### WRITTEN EXERCISE
Whenever a line contains the string "with", copy it out of the entries.

### RAW RECORDS
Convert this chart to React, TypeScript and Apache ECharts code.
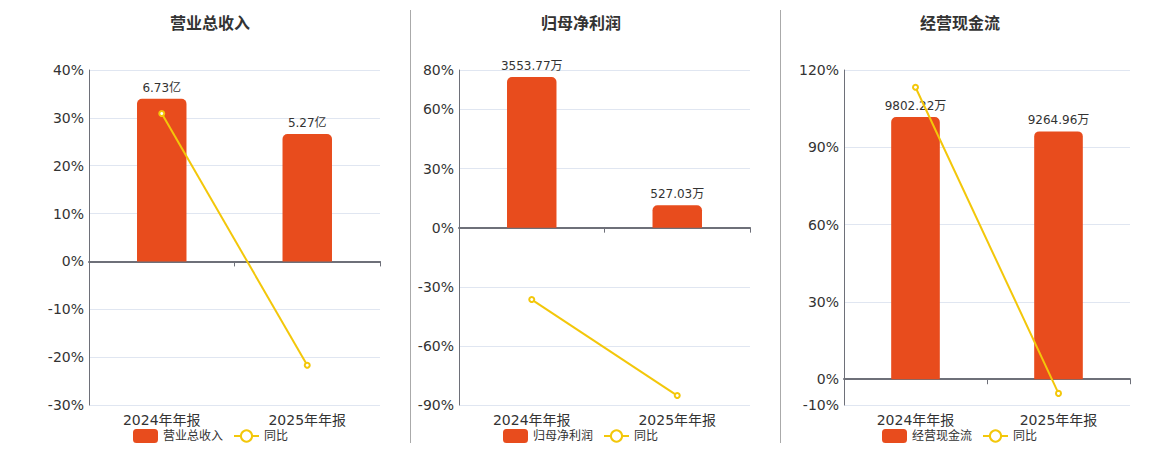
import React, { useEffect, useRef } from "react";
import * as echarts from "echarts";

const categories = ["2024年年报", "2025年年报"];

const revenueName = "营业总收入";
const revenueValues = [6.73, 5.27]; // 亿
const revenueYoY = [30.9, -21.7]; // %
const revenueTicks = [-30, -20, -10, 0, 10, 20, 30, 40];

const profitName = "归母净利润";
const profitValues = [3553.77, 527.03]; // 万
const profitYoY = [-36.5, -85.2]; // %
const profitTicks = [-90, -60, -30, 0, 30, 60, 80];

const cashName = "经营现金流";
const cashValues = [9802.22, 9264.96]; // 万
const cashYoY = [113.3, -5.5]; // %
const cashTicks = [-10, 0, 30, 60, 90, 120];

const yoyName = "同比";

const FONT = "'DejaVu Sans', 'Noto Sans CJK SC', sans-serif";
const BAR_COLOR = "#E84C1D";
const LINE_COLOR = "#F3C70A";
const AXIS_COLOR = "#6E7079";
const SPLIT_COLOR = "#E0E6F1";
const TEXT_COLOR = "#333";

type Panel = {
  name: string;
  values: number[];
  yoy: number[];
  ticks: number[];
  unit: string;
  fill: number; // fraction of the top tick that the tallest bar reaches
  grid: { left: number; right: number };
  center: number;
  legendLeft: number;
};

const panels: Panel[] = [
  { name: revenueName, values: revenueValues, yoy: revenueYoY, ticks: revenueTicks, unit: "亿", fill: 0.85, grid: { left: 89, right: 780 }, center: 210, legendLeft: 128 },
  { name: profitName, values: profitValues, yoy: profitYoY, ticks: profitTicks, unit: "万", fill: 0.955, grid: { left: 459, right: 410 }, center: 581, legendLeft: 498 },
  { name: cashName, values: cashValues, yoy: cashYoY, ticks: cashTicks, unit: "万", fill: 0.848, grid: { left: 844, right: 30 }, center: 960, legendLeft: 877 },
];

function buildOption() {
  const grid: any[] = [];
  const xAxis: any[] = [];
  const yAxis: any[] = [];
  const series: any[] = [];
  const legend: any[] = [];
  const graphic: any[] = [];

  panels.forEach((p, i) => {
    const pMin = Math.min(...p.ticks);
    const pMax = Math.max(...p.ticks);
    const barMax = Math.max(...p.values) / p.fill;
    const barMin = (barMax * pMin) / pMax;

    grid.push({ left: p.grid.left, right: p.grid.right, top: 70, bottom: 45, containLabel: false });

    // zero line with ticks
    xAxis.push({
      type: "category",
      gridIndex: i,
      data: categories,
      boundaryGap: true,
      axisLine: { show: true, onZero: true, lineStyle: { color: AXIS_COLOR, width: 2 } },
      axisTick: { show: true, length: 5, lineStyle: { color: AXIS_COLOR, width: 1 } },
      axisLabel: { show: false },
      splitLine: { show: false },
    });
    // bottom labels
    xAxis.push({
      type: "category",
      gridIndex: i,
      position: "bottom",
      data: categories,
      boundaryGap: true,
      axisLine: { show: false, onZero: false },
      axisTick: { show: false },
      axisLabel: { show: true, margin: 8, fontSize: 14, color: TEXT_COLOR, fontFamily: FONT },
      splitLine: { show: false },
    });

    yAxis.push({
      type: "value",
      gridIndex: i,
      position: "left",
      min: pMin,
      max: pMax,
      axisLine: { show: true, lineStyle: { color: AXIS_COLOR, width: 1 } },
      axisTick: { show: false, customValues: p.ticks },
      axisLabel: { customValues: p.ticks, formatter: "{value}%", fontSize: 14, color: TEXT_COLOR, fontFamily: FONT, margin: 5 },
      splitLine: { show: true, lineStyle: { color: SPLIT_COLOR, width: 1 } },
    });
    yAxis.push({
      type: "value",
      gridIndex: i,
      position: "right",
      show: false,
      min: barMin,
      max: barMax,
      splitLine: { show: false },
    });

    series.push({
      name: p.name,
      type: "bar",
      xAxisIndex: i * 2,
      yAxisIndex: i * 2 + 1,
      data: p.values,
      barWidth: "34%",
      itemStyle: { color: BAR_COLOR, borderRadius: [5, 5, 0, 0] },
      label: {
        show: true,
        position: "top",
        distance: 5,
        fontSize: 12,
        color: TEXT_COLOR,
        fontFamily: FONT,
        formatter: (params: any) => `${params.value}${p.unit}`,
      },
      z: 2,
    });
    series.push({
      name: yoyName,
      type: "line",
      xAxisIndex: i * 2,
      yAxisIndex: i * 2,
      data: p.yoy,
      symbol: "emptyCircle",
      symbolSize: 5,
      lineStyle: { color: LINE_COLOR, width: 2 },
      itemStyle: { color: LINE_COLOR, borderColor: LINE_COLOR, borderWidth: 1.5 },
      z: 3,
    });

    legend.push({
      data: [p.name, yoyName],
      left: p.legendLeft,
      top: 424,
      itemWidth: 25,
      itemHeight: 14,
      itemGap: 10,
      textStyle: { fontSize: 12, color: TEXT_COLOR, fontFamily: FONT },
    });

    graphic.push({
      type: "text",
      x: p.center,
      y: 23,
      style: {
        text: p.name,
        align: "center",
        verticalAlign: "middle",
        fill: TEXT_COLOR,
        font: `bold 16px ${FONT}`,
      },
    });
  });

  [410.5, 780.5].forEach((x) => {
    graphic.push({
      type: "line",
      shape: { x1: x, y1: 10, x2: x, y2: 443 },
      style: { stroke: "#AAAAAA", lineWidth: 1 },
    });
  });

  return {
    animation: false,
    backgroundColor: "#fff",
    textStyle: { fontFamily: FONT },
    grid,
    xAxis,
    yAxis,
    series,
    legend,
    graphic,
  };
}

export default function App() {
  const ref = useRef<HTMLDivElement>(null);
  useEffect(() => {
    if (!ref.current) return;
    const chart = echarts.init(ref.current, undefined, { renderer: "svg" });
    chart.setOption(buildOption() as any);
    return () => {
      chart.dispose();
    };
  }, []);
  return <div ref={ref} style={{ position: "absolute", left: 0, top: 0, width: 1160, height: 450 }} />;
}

---

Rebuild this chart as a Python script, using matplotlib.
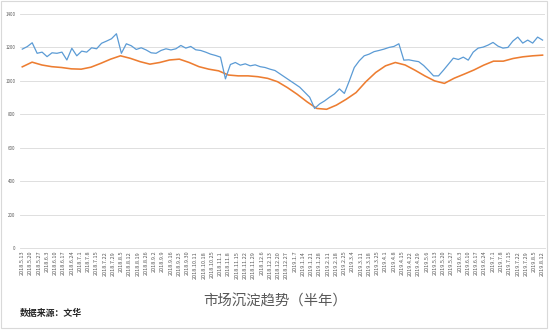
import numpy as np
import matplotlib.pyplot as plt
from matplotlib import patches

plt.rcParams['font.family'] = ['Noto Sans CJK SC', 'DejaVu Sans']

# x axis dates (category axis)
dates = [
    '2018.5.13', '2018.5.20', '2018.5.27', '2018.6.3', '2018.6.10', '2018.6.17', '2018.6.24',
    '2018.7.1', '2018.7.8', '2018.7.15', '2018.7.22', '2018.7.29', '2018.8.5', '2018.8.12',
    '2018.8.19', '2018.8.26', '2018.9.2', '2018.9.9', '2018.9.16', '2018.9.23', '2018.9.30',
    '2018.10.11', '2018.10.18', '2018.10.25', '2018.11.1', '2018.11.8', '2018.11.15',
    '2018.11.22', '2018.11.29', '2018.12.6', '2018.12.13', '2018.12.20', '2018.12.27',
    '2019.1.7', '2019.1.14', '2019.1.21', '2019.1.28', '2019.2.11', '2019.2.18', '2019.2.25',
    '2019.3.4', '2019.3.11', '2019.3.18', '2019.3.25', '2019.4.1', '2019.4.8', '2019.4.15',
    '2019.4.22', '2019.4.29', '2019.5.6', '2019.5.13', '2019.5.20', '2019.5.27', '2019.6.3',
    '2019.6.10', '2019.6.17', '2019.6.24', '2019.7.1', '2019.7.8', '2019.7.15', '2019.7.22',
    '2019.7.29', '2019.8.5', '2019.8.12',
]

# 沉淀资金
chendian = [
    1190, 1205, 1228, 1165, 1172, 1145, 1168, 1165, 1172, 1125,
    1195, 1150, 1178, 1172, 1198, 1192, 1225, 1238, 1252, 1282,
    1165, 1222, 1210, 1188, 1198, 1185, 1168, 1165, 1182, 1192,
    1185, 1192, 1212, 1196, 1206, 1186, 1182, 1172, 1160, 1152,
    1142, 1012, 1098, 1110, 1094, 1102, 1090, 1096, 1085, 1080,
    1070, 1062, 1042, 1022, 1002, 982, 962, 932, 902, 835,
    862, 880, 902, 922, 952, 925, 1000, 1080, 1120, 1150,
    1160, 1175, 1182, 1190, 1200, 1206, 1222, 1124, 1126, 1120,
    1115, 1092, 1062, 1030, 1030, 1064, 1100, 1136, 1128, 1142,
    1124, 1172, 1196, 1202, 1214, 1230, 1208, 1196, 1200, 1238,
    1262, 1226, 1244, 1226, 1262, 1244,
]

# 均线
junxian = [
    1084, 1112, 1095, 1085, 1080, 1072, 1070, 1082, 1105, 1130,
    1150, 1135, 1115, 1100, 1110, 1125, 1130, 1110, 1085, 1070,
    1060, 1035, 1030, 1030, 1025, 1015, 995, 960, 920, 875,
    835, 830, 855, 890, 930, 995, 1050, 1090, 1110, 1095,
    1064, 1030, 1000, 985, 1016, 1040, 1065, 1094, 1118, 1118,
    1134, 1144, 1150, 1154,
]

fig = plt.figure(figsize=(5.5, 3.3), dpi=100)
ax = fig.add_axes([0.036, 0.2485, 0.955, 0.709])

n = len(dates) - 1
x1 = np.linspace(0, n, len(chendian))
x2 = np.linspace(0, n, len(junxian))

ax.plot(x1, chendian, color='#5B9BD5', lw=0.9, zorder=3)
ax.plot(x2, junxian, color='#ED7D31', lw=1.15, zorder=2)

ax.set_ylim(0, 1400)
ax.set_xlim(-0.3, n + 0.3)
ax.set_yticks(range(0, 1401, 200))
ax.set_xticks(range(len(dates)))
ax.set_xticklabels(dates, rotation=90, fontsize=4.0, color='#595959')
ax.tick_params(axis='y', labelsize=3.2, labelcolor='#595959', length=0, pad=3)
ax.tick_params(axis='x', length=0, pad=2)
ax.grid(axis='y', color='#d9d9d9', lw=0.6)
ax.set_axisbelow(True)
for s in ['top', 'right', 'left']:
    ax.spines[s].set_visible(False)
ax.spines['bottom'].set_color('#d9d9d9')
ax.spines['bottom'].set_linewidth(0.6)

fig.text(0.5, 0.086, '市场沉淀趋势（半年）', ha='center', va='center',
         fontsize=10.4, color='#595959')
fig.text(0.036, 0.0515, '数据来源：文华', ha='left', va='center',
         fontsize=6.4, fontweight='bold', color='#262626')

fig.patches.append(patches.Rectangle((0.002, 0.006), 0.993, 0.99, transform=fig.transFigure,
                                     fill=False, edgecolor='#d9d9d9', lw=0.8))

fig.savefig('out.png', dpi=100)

==

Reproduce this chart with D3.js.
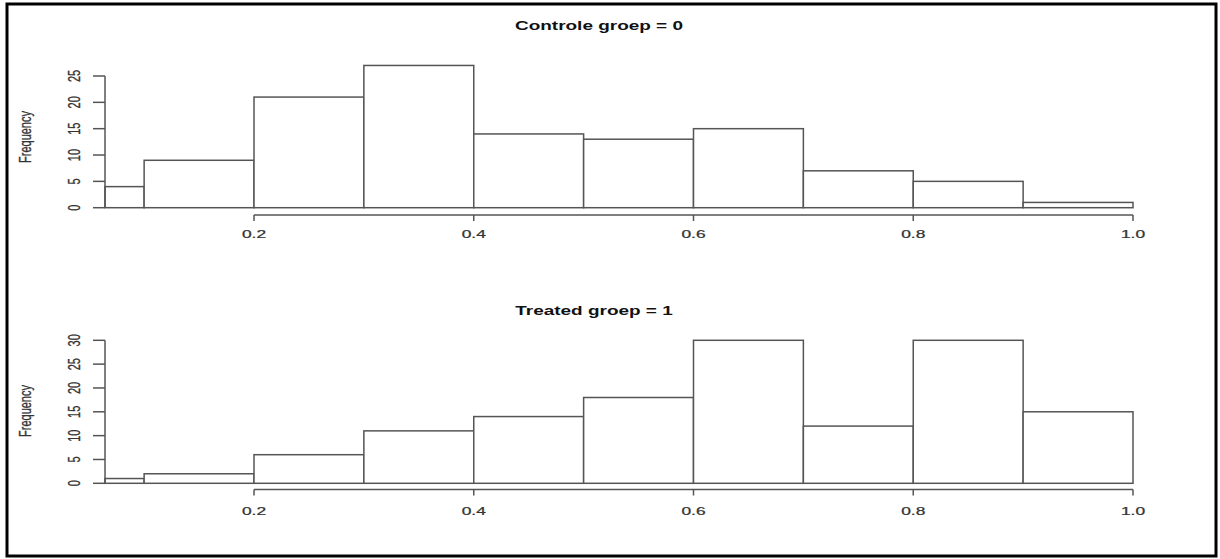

### RESULT OF THIS TASK
    // zero line with ticks
Reproduce this chart with D3.js.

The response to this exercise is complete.